▸ **Entries provided**:
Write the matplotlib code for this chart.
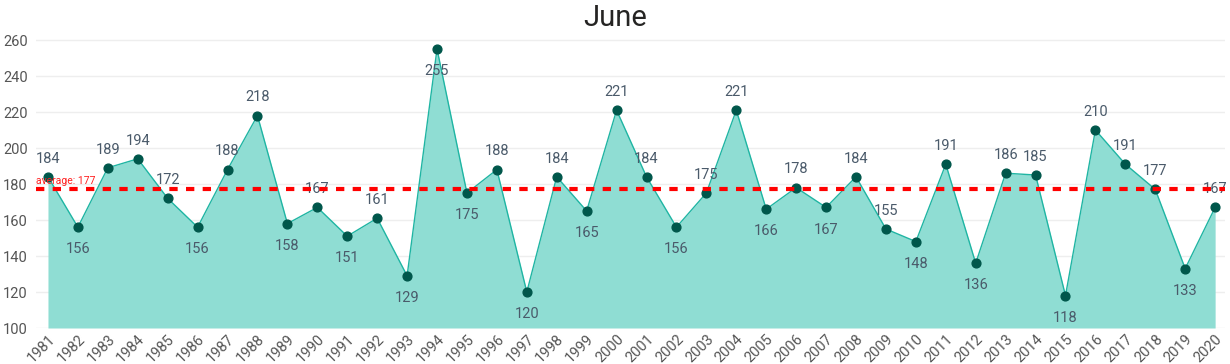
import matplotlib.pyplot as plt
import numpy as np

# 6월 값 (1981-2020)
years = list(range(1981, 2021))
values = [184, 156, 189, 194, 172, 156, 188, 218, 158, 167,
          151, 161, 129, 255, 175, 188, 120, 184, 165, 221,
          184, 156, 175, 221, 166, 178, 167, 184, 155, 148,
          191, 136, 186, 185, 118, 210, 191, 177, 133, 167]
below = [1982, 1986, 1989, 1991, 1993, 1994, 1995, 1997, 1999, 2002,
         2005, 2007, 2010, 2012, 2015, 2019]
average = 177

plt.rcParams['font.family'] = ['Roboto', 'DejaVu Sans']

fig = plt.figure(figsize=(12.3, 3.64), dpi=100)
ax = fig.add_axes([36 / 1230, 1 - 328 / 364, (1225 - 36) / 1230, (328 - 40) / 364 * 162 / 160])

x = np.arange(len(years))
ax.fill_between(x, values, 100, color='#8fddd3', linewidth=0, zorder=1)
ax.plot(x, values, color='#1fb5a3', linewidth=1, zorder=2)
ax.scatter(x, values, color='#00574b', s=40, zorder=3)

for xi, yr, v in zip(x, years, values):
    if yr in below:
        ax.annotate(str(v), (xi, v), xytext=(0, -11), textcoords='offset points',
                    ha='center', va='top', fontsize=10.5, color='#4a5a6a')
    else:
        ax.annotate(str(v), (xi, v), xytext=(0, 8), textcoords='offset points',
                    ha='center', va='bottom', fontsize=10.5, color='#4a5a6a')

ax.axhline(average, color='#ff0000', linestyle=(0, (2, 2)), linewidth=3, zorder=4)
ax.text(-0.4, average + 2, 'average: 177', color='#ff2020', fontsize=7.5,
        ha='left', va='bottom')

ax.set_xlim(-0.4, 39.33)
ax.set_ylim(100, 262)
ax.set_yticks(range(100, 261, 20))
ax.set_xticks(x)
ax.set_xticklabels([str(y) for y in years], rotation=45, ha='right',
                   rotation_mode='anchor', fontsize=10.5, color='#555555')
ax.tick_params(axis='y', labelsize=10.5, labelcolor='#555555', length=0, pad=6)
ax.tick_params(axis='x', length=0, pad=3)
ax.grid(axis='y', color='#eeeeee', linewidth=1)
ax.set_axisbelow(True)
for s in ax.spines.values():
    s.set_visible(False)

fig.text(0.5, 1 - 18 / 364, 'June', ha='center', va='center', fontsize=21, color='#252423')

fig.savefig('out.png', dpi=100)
---
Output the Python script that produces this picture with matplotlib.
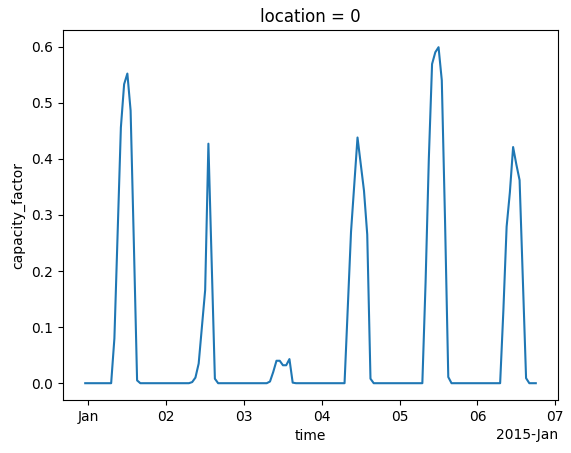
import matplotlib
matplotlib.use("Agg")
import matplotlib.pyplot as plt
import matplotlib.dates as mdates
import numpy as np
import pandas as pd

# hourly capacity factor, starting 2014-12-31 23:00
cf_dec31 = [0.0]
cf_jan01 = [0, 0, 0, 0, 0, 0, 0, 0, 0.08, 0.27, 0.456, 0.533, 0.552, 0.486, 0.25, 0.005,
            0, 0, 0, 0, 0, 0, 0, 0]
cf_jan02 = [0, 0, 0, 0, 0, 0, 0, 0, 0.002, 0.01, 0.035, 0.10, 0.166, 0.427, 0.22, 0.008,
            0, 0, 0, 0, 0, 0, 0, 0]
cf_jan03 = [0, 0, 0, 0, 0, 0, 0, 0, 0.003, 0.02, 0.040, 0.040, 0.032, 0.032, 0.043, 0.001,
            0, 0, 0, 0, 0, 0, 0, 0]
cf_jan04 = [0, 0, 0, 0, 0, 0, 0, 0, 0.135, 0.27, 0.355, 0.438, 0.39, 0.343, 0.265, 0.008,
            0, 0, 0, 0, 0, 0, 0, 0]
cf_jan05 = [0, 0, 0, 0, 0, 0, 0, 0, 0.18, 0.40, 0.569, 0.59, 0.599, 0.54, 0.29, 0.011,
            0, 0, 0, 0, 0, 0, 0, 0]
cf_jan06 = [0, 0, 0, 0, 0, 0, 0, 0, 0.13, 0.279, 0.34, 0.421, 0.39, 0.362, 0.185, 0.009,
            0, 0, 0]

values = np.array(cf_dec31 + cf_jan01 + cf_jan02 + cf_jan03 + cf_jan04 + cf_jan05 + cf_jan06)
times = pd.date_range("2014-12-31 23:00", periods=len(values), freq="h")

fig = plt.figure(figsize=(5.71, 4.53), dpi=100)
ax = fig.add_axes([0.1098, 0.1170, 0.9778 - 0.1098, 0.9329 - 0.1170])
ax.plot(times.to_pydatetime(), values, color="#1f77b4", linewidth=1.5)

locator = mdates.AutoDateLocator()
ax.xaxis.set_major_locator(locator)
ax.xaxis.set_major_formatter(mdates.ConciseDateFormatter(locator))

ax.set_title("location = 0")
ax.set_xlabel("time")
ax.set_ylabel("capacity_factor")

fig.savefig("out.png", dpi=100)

▸ **What this task involves**: Above are some records; extract exactly the lines from the one containing "Write the matplotlib code for this chart." through the one containing "ax.scatter(x, values, color='#00574b', s=40, zorder=3)" and drop the pictures.

▸ **Written answer**:
Write the matplotlib code for this chart.
import matplotlib.pyplot as plt
import numpy as np

# 6월 값 (1981-2020)
years = list(range(1981, 2021))
values = [184, 156, 189, 194, 172, 156, 188, 218, 158, 167,
          151, 161, 129, 255, 175, 188, 120, 184, 165, 221,
          184, 156, 175, 221, 166, 178, 167, 184, 155, 148,
          191, 136, 186, 185, 118, 210, 191, 177, 133, 167]
below = [1982, 1986, 1989, 1991, 1993, 1994, 1995, 1997, 1999, 2002,
         2005, 2007, 2010, 2012, 2015, 2019]
average = 177

plt.rcParams['font.family'] = ['Roboto', 'DejaVu Sans']

fig = plt.figure(figsize=(12.3, 3.64), dpi=100)
ax = fig.add_axes([36 / 1230, 1 - 328 / 364, (1225 - 36) / 1230, (328 - 40) / 364 * 162 / 160])

x = np.arange(len(years))
ax.fill_between(x, values, 100, color='#8fddd3', linewidth=0, zorder=1)
ax.plot(x, values, color='#1fb5a3', linewidth=1, zorder=2)
ax.scatter(x, values, color='#00574b', s=40, zorder=3)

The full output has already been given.